▶ **STATED EXERCISE**: Pictures aside, write out every record exactly as it appears.

▶ **EXERCISE INPUTS**:
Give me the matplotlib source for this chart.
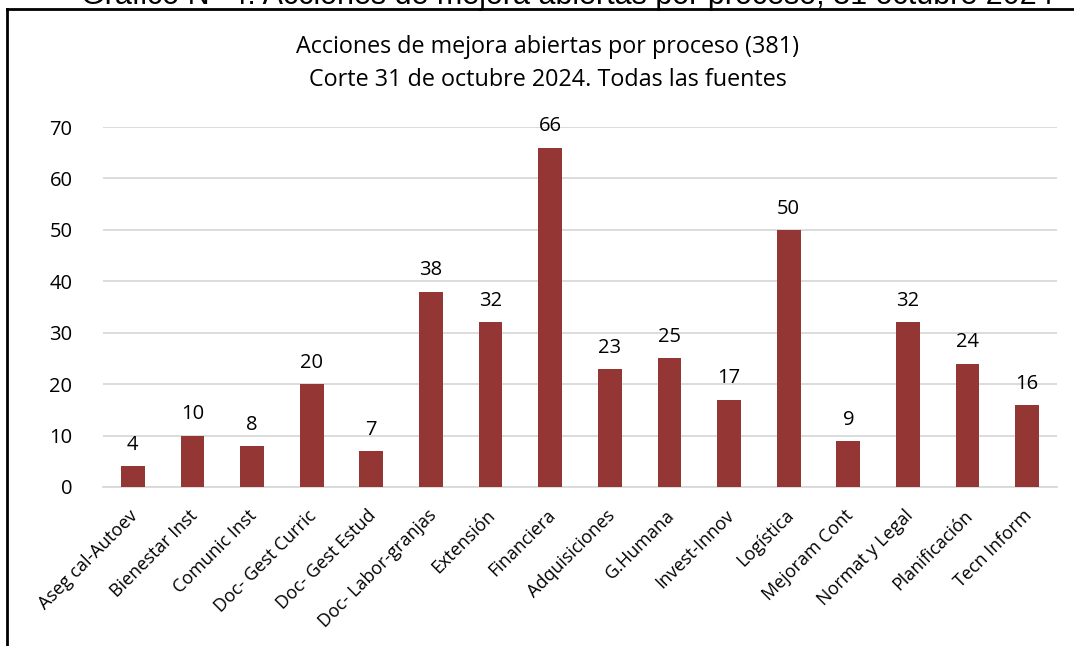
import matplotlib.pyplot as plt
import matplotlib.transforms as mtransforms
from matplotlib.lines import Line2D

procesos = ["Aseg cal-Autoev", "Bienestar Inst", "Comunic Inst", "Doc- Gest Curric",
            "Doc- Gest Estud", "Doc- Labor-granjas", "Extensión", "Financiera",
            "Adquisiciones", "G.Humana", "Invest-Innov", "Logística", "Mejoram Cont",
            "Normat y Legal", "Planificación", "Tecn Inform"]
acciones = [4, 10, 8, 20, 7, 38, 32, 66, 23, 25, 17, 50, 9, 32, 24, 16]
yticks = [0, 10, 20, 30, 40, 50, 60, 70]

plt.rcParams['font.family'] = ['Open Sans', 'DejaVu Sans']

fig = plt.figure(figsize=(10.74, 6.46), dpi=100)
ax = fig.add_axes([103/1074, 1-487/646, 954/1074, 360/646])

x = range(len(procesos))
bars = ax.bar(x, acciones, width=0.4, color="#943634", zorder=3)
ax.bar_label(bars, padding=8, fontsize=14.5)

ax.set_xlim(-0.5, len(procesos)-0.5)
ax.set_ylim(0, 70)
ax.set_yticks(yticks)
ax.set_xticks(list(x))
ax.set_xticklabels(procesos, rotation=45, ha="right", rotation_mode="anchor", fontsize=13)
ax.tick_params(axis="y", labelsize=14.5, length=0, pad=22)
ax.tick_params(axis="x", length=0, pad=14)
# mover un poco las etiquetas a la izquierda
shift = mtransforms.ScaledTranslation(-4/100, 0, fig.dpi_scale_trans)
for lbl in ax.get_xticklabels():
    lbl.set_transform(lbl.get_transform() + shift)
ax.grid(axis="y", color="#d9d9d9", linewidth=1.3, zorder=0)
for s in ["top", "right", "left"]:
    ax.spines[s].set_visible(False)
ax.spines["bottom"].set_color("#d9d9d9")
ax.spines["bottom"].set_linewidth(1.3)

fig.text(548/1074, 1-47/646, "Acciones de mejora abiertas por proceso (381)",
         ha="center", va="center", fontsize=16.8)
fig.text(548/1074, 1-80/646, "Corte 31 de octubre 2024. Todas las fuentes",
         ha="center", va="center", fontsize=16.8)

# encabezado cortado arriba
fig.text(567/1074, 1-4/646, "Gráfico N° 4: Acciones de mejora abiertas por proceso, 31 octubre 2024",
         ha="center", va="baseline", fontsize=22, family=["Liberation Sans", "DejaVu Sans"])

# marco
fig.add_artist(Line2D([7/1074, 7/1074], [0, 1-9/646], color="black", linewidth=2, transform=fig.transFigure))
fig.add_artist(Line2D([7/1074, 1], [1-9/646, 1-9/646], color="black", linewidth=2, transform=fig.transFigure))

fig.savefig("out.png", dpi=100)
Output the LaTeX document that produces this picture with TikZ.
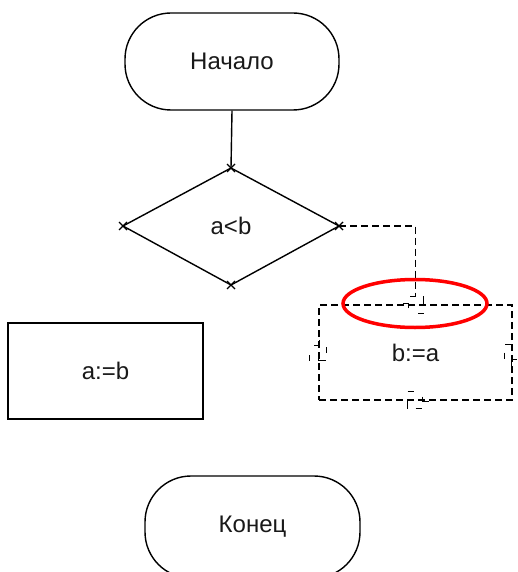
\documentclass[tikz,border=0pt]{standalone}
\usepackage{fontspec}
\setmainfont{Liberation Sans}
\usetikzlibrary{shapes.geometric}
\begin{document}
\begin{tikzpicture}[x=1pt,y=-1pt,line width=1.4pt,
  lbl/.style={font=\fontsize{24}{28}\selectfont,inner sep=0pt,text=black!90},
  dsh/.style={dash pattern=on 7pt off 4pt},
  term/.style={draw,rounded corners=46pt,lbl},
  boxn/.style={draw,lbl},
  brk/.pic={\draw[line width=1.4pt] (-8,-9)--(-2,-9) (-4,0)--(-8,0)--(-8,8) (0,8)--(6,8) (7,-4)--(7,1)--(13,1);}]
\useasboundingbox (0,0) rectangle (518,572);
\fill[white] (0,0) rectangle (518,572);
% start
\node[term,minimum width=214pt,minimum height=97pt] (start) at (232,61.5) {Начало};
% diamond
\coordinate (dt) at (231,168);
\coordinate (dl) at (123,226);
\coordinate (dr) at (339,226);
\coordinate (db) at (231,285);
\draw (dt) -- (dr) -- (db) -- (dl) -- cycle;
\node[lbl] (cond) at (231,226) {a<b};
\foreach \p in {dt,dl,dr,db}
  \draw ([shift={(-4,-4)}]\p) -- ([shift={(4,4)}]\p) ([shift={(-4,4)}]\p) -- ([shift={(4,-4)}]\p);
\draw (start.south) -- (dt);
% boxes
\node[boxn,minimum width=195pt,minimum height=96pt] (ab) at (105.5,371) {a:=b};
\node[boxn,dsh,minimum width=193pt,minimum height=95pt] (ba) at (415.5,352.5) {b:=a};
\pic[rotate=180] at (ba.north) {brk};
\pic at (ba.south) {brk};
\pic[rotate=90] at (ba.west) {brk};
\pic[rotate=-90] at (ba.east) {brk};
\draw[dsh,shorten >=8pt] (dr) -| (ba.north);
% end
\node[term,minimum width=215pt,minimum height=102pt] (end) at (252.5,527) {Конец};
% highlight
\node[draw=red,ellipse,line width=3.5pt,minimum width=144pt,minimum height=48pt,inner sep=0pt] (hl) at (415,303.5) {};
\end{tikzpicture}
\end{document}
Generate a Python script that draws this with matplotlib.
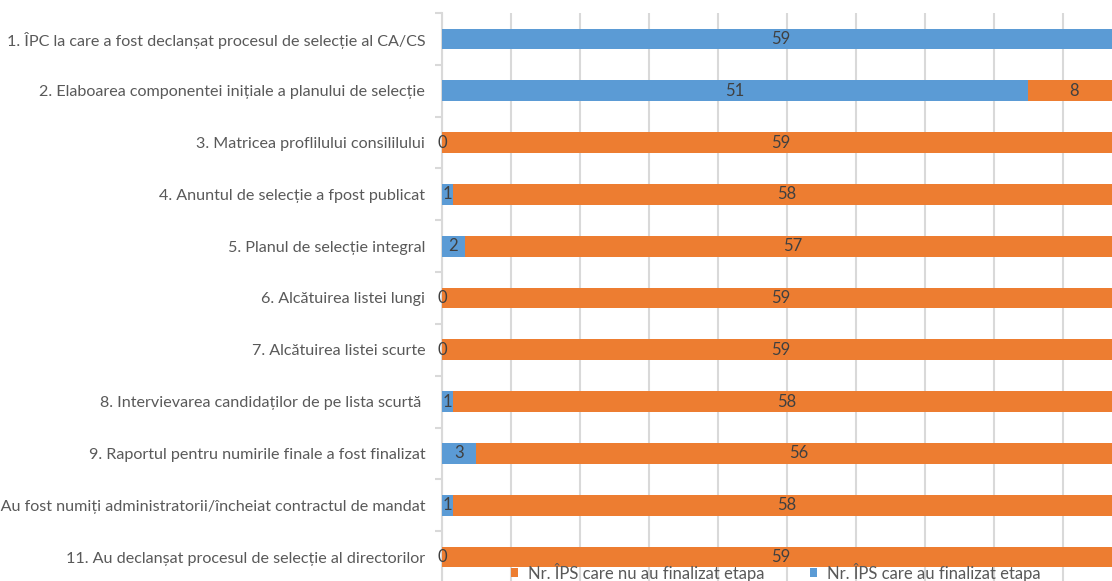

▶ **EXPECTED OUTPUT**:
Give me the matplotlib source for this chart.
import matplotlib.pyplot as plt
import matplotlib.transforms as mtransforms
from matplotlib.lines import Line2D

procesos = ["Aseg cal-Autoev", "Bienestar Inst", "Comunic Inst", "Doc- Gest Curric",
            "Doc- Gest Estud", "Doc- Labor-granjas", "Extensión", "Financiera",
            "Adquisiciones", "G.Humana", "Invest-Innov", "Logística", "Mejoram Cont",
            "Normat y Legal", "Planificación", "Tecn Inform"]
acciones = [4, 10, 8, 20, 7, 38, 32, 66, 23, 25, 17, 50, 9, 32, 24, 16]
yticks = [0, 10, 20, 30, 40, 50, 60, 70]

plt.rcParams['font.family'] = ['Open Sans', 'DejaVu Sans']

fig = plt.figure(figsize=(10.74, 6.46), dpi=100)
ax = fig.add_axes([103/1074, 1-487/646, 954/1074, 360/646])

x = range(len(procesos))
bars = ax.bar(x, acciones, width=0.4, color="#943634", zorder=3)
ax.bar_label(bars, padding=8, fontsize=14.5)

ax.set_xlim(-0.5, len(procesos)-0.5)
ax.set_ylim(0, 70)
ax.set_yticks(yticks)
ax.set_xticks(list(x))
ax.set_xticklabels(procesos, rotation=45, ha="right", rotation_mode="anchor", fontsize=13)
ax.tick_params(axis="y", labelsize=14.5, length=0, pad=22)
ax.tick_params(axis="x", length=0, pad=14)
# mover un poco las etiquetas a la izquierda
shift = mtransforms.ScaledTranslation(-4/100, 0, fig.dpi_scale_trans)
for lbl in ax.get_xticklabels():
    lbl.set_transform(lbl.get_transform() + shift)
ax.grid(axis="y", color="#d9d9d9", linewidth=1.3, zorder=0)
for s in ["top", "right", "left"]:
    ax.spines[s].set_visible(False)
ax.spines["bottom"].set_color("#d9d9d9")
ax.spines["bottom"].set_linewidth(1.3)

fig.text(548/1074, 1-47/646, "Acciones de mejora abiertas por proceso (381)",
         ha="center", va="center", fontsize=16.8)
fig.text(548/1074, 1-80/646, "Corte 31 de octubre 2024. Todas las fuentes",
         ha="center", va="center", fontsize=16.8)

# encabezado cortado arriba
fig.text(567/1074, 1-4/646, "Gráfico N° 4: Acciones de mejora abiertas por proceso, 31 octubre 2024",
         ha="center", va="baseline", fontsize=22, family=["Liberation Sans", "DejaVu Sans"])

# marco
fig.add_artist(Line2D([7/1074, 7/1074], [0, 1-9/646], color="black", linewidth=2, transform=fig.transFigure))
fig.add_artist(Line2D([7/1074, 1], [1-9/646, 1-9/646], color="black", linewidth=2, transform=fig.transFigure))

fig.savefig("out.png", dpi=100)
Output the LaTeX document that produces this picture with TikZ.
\documentclass[tikz,border=0pt]{standalone}
\usepackage{fontspec}
\setmainfont{Liberation Sans}
\usetikzlibrary{shapes.geometric}
\begin{document}
\begin{tikzpicture}[x=1pt,y=-1pt,line width=1.4pt,
  lbl/.style={font=\fontsize{24}{28}\selectfont,inner sep=0pt,text=black!90},
  dsh/.style={dash pattern=on 7pt off 4pt},
  term/.style={draw,rounded corners=46pt,lbl},
  boxn/.style={draw,lbl},
  brk/.pic={\draw[line width=1.4pt] (-8,-9)--(-2,-9) (-4,0)--(-8,0)--(-8,8) (0,8)--(6,8) (7,-4)--(7,1)--(13,1);}]
\useasboundingbox (0,0) rectangle (518,572);
\fill[white] (0,0) rectangle (518,572);
% start
\node[term,minimum width=214pt,minimum height=97pt] (start) at (232,61.5) {Начало};
% diamond
\coordinate (dt) at (231,168);
\coordinate (dl) at (123,226);
\coordinate (dr) at (339,226);
\coordinate (db) at (231,285);
\draw (dt) -- (dr) -- (db) -- (dl) -- cycle;
\node[lbl] (cond) at (231,226) {a<b};
\foreach \p in {dt,dl,dr,db}
  \draw ([shift={(-4,-4)}]\p) -- ([shift={(4,4)}]\p) ([shift={(-4,4)}]\p) -- ([shift={(4,-4)}]\p);
\draw (start.south) -- (dt);
% boxes
\node[boxn,minimum width=195pt,minimum height=96pt] (ab) at (105.5,371) {a:=b};
\node[boxn,dsh,minimum width=193pt,minimum height=95pt] (ba) at (415.5,352.5) {b:=a};
\pic[rotate=180] at (ba.north) {brk};
\pic at (ba.south) {brk};
\pic[rotate=90] at (ba.west) {brk};
\pic[rotate=-90] at (ba.east) {brk};
\draw[dsh,shorten >=8pt] (dr) -| (ba.north);
% end
\node[term,minimum width=215pt,minimum height=102pt] (end) at (252.5,527) {Конец};
% highlight
\node[draw=red,ellipse,line width=3.5pt,minimum width=144pt,minimum height=48pt,inner sep=0pt] (hl) at (415,303.5) {};
\end{tikzpicture}
\end{document}
Generate a Python script that draws this with matplotlib.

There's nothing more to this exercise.